Task prompt: Repeat the material verbatim and drop the pictures.

------------------------------------------------------------------------

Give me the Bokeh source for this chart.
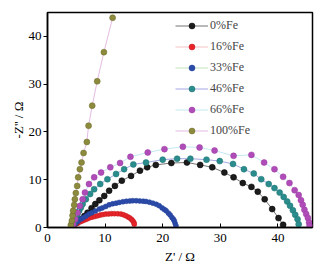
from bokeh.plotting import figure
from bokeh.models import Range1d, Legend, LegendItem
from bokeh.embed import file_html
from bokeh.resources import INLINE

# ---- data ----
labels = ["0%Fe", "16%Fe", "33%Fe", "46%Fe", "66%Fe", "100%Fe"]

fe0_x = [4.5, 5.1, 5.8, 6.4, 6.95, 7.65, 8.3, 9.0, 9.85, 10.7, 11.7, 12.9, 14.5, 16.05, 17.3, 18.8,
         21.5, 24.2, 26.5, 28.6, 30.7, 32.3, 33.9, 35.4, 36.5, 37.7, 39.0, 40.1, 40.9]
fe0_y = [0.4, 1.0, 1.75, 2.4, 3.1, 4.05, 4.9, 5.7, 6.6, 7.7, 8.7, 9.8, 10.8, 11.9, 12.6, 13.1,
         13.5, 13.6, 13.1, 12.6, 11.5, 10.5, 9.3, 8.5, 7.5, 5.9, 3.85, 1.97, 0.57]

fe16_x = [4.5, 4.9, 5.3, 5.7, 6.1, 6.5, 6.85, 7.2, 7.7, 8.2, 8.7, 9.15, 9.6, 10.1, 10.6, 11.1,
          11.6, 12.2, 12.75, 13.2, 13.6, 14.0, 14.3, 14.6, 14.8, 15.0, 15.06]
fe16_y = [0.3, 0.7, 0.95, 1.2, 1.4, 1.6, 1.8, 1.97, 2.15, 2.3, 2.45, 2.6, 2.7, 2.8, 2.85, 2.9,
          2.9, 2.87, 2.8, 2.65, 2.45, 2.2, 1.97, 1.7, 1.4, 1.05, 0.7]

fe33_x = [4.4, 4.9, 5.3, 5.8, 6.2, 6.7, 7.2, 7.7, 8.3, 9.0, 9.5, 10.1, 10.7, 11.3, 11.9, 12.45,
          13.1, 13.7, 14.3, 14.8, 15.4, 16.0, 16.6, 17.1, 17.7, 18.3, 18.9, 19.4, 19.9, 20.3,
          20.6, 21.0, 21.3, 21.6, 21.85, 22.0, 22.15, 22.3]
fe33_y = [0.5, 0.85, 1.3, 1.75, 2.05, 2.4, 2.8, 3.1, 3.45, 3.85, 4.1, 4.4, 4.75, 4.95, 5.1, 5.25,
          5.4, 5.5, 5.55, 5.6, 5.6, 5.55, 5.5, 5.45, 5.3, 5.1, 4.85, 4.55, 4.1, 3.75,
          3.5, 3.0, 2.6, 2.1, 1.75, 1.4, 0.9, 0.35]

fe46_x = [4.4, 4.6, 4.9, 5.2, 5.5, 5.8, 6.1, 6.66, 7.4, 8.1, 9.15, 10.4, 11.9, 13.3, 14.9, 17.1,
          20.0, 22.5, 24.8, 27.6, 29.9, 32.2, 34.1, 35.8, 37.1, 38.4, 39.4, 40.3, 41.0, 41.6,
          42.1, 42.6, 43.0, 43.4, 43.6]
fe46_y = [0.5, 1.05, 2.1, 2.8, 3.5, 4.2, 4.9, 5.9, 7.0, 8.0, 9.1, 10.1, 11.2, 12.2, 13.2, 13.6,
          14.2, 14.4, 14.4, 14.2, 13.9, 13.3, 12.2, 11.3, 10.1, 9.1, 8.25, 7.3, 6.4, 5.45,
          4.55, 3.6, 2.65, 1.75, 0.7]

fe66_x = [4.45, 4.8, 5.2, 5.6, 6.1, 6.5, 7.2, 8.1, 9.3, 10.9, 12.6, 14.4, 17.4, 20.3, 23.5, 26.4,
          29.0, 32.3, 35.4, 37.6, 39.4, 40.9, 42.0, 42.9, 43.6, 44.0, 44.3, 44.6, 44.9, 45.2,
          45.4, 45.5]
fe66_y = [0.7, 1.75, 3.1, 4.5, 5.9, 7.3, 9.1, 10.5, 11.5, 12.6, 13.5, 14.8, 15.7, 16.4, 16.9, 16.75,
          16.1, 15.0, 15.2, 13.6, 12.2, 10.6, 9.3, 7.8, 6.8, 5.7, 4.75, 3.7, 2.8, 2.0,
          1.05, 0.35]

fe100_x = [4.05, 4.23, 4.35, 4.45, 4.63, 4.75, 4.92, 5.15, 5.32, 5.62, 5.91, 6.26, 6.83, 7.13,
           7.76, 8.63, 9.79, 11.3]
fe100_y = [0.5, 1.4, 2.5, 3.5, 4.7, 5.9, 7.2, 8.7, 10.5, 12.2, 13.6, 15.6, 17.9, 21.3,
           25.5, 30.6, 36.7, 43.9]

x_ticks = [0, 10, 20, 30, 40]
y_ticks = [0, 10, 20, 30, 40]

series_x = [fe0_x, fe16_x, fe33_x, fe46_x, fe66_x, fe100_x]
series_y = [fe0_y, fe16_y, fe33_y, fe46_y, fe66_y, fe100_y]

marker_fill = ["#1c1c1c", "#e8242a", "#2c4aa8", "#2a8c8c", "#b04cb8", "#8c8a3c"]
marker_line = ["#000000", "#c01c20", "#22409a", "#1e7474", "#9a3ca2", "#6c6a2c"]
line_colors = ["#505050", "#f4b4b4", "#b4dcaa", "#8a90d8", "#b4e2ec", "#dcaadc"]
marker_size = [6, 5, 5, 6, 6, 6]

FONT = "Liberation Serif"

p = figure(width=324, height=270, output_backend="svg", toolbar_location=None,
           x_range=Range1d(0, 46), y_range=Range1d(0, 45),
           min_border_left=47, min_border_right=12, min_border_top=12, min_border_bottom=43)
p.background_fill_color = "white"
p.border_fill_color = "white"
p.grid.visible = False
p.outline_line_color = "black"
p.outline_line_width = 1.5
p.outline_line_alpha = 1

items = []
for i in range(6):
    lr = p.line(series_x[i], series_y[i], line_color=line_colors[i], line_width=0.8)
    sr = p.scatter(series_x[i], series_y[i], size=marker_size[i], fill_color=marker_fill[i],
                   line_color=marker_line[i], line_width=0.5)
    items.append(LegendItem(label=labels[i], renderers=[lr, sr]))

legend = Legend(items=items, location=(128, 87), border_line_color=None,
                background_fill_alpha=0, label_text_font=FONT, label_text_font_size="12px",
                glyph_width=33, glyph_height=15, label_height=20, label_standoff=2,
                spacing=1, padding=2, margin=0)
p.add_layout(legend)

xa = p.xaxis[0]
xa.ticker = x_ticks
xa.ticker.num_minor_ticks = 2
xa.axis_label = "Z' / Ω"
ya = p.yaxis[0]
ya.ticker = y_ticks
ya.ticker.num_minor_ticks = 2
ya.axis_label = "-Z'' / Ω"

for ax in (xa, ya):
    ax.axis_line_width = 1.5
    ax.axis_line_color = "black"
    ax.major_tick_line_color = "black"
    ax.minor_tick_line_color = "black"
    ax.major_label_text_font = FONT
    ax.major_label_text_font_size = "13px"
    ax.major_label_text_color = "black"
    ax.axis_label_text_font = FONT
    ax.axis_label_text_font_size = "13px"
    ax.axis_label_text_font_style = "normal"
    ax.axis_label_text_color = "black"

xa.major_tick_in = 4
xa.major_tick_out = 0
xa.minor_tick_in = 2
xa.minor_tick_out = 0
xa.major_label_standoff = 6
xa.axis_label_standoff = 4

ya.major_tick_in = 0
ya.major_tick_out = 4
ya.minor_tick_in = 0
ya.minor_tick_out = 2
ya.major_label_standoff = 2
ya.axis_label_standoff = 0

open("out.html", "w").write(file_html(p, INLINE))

------------------------------------------------------------------------

Finished answer:
Give me the Bokeh source for this chart.
from bokeh.plotting import figure
from bokeh.models import Range1d, Legend, LegendItem
from bokeh.embed import file_html
from bokeh.resources import INLINE

# ---- data ----
labels = ["0%Fe", "16%Fe", "33%Fe", "46%Fe", "66%Fe", "100%Fe"]

fe0_x = [4.5, 5.1, 5.8, 6.4, 6.95, 7.65, 8.3, 9.0, 9.85, 10.7, 11.7, 12.9, 14.5, 16.05, 17.3, 18.8,
         21.5, 24.2, 26.5, 28.6, 30.7, 32.3, 33.9, 35.4, 36.5, 37.7, 39.0, 40.1, 40.9]
fe0_y = [0.4, 1.0, 1.75, 2.4, 3.1, 4.05, 4.9, 5.7, 6.6, 7.7, 8.7, 9.8, 10.8, 11.9, 12.6, 13.1,
         13.5, 13.6, 13.1, 12.6, 11.5, 10.5, 9.3, 8.5, 7.5, 5.9, 3.85, 1.97, 0.57]

fe16_x = [4.5, 4.9, 5.3, 5.7, 6.1, 6.5, 6.85, 7.2, 7.7, 8.2, 8.7, 9.15, 9.6, 10.1, 10.6, 11.1,
          11.6, 12.2, 12.75, 13.2, 13.6, 14.0, 14.3, 14.6, 14.8, 15.0, 15.06]
fe16_y = [0.3, 0.7, 0.95, 1.2, 1.4, 1.6, 1.8, 1.97, 2.15, 2.3, 2.45, 2.6, 2.7, 2.8, 2.85, 2.9,
          2.9, 2.87, 2.8, 2.65, 2.45, 2.2, 1.97, 1.7, 1.4, 1.05, 0.7]

fe33_x = [4.4, 4.9, 5.3, 5.8, 6.2, 6.7, 7.2, 7.7, 8.3, 9.0, 9.5, 10.1, 10.7, 11.3, 11.9, 12.45,
          13.1, 13.7, 14.3, 14.8, 15.4, 16.0, 16.6, 17.1, 17.7, 18.3, 18.9, 19.4, 19.9, 20.3,
          20.6, 21.0, 21.3, 21.6, 21.85, 22.0, 22.15, 22.3]
fe33_y = [0.5, 0.85, 1.3, 1.75, 2.05, 2.4, 2.8, 3.1, 3.45, 3.85, 4.1, 4.4, 4.75, 4.95, 5.1, 5.25,
          5.4, 5.5, 5.55, 5.6, 5.6, 5.55, 5.5, 5.45, 5.3, 5.1, 4.85, 4.55, 4.1, 3.75,
          3.5, 3.0, 2.6, 2.1, 1.75, 1.4, 0.9, 0.35]

fe46_x = [4.4, 4.6, 4.9, 5.2, 5.5, 5.8, 6.1, 6.66, 7.4, 8.1, 9.15, 10.4, 11.9, 13.3, 14.9, 17.1,
          20.0, 22.5, 24.8, 27.6, 29.9, 32.2, 34.1, 35.8, 37.1, 38.4, 39.4, 40.3, 41.0, 41.6,
          42.1, 42.6, 43.0, 43.4, 43.6]
fe46_y = [0.5, 1.05, 2.1, 2.8, 3.5, 4.2, 4.9, 5.9, 7.0, 8.0, 9.1, 10.1, 11.2, 12.2, 13.2, 13.6,
          14.2, 14.4, 14.4, 14.2, 13.9, 13.3, 12.2, 11.3, 10.1, 9.1, 8.25, 7.3, 6.4, 5.45,
          4.55, 3.6, 2.65, 1.75, 0.7]

fe66_x = [4.45, 4.8, 5.2, 5.6, 6.1, 6.5, 7.2, 8.1, 9.3, 10.9, 12.6, 14.4, 17.4, 20.3, 23.5, 26.4,
          29.0, 32.3, 35.4, 37.6, 39.4, 40.9, 42.0, 42.9, 43.6, 44.0, 44.3, 44.6, 44.9, 45.2,
          45.4, 45.5]
fe66_y = [0.7, 1.75, 3.1, 4.5, 5.9, 7.3, 9.1, 10.5, 11.5, 12.6, 13.5, 14.8, 15.7, 16.4, 16.9, 16.75,
          16.1, 15.0, 15.2, 13.6, 12.2, 10.6, 9.3, 7.8, 6.8, 5.7, 4.75, 3.7, 2.8, 2.0,
          1.05, 0.35]

fe100_x = [4.05, 4.23, 4.35, 4.45, 4.63, 4.75, 4.92, 5.15, 5.32, 5.62, 5.91, 6.26, 6.83, 7.13,
           7.76, 8.63, 9.79, 11.3]
fe100_y = [0.5, 1.4, 2.5, 3.5, 4.7, 5.9, 7.2, 8.7, 10.5, 12.2, 13.6, 15.6, 17.9, 21.3,
           25.5, 30.6, 36.7, 43.9]

x_ticks = [0, 10, 20, 30, 40]
y_ticks = [0, 10, 20, 30, 40]

series_x = [fe0_x, fe16_x, fe33_x, fe46_x, fe66_x, fe100_x]
series_y = [fe0_y, fe16_y, fe33_y, fe46_y, fe66_y, fe100_y]

marker_fill = ["#1c1c1c", "#e8242a", "#2c4aa8", "#2a8c8c", "#b04cb8", "#8c8a3c"]
marker_line = ["#000000", "#c01c20", "#22409a", "#1e7474", "#9a3ca2", "#6c6a2c"]
line_colors = ["#505050", "#f4b4b4", "#b4dcaa", "#8a90d8", "#b4e2ec", "#dcaadc"]
marker_size = [6, 5, 5, 6, 6, 6]

FONT = "Liberation Serif"

p = figure(width=324, height=270, output_backend="svg", toolbar_location=None,
           x_range=Range1d(0, 46), y_range=Range1d(0, 45),
           min_border_left=47, min_border_right=12, min_border_top=12, min_border_bottom=43)
p.background_fill_color = "white"
p.border_fill_color = "white"
p.grid.visible = False
p.outline_line_color = "black"
p.outline_line_width = 1.5
p.outline_line_alpha = 1

items = []
for i in range(6):
    lr = p.line(series_x[i], series_y[i], line_color=line_colors[i], line_width=0.8)
    sr = p.scatter(series_x[i], series_y[i], size=marker_size[i], fill_color=marker_fill[i],
                   line_color=marker_line[i], line_width=0.5)
    items.append(LegendItem(label=labels[i], renderers=[lr, sr]))

legend = Legend(items=items, location=(128, 87), border_line_color=None,
                background_fill_alpha=0, label_text_font=FONT, label_text_font_size="12px",
                glyph_width=33, glyph_height=15, label_height=20, label_standoff=2,
                spacing=1, padding=2, margin=0)
p.add_layout(legend)

xa = p.xaxis[0]
xa.ticker = x_ticks
xa.ticker.num_minor_ticks = 2
xa.axis_label = "Z' / Ω"
ya = p.yaxis[0]
ya.ticker = y_ticks
ya.ticker.num_minor_ticks = 2
ya.axis_label = "-Z'' / Ω"

for ax in (xa, ya):
    ax.axis_line_width = 1.5
    ax.axis_line_color = "black"
    ax.major_tick_line_color = "black"
    ax.minor_tick_line_color = "black"
    ax.major_label_text_font = FONT
    ax.major_label_text_font_size = "13px"
    ax.major_label_text_color = "black"
    ax.axis_label_text_font = FONT
    ax.axis_label_text_font_size = "13px"
    ax.axis_label_text_font_style = "normal"
    ax.axis_label_text_color = "black"

xa.major_tick_in = 4
xa.major_tick_out = 0
xa.minor_tick_in = 2
xa.minor_tick_out = 0
xa.major_label_standoff = 6
xa.axis_label_standoff = 4

ya.major_tick_in = 0
ya.major_tick_out = 4
ya.minor_tick_in = 0
ya.minor_tick_out = 2
ya.major_label_standoff = 2
ya.axis_label_standoff = 0

open("out.html", "w").write(file_html(p, INLINE))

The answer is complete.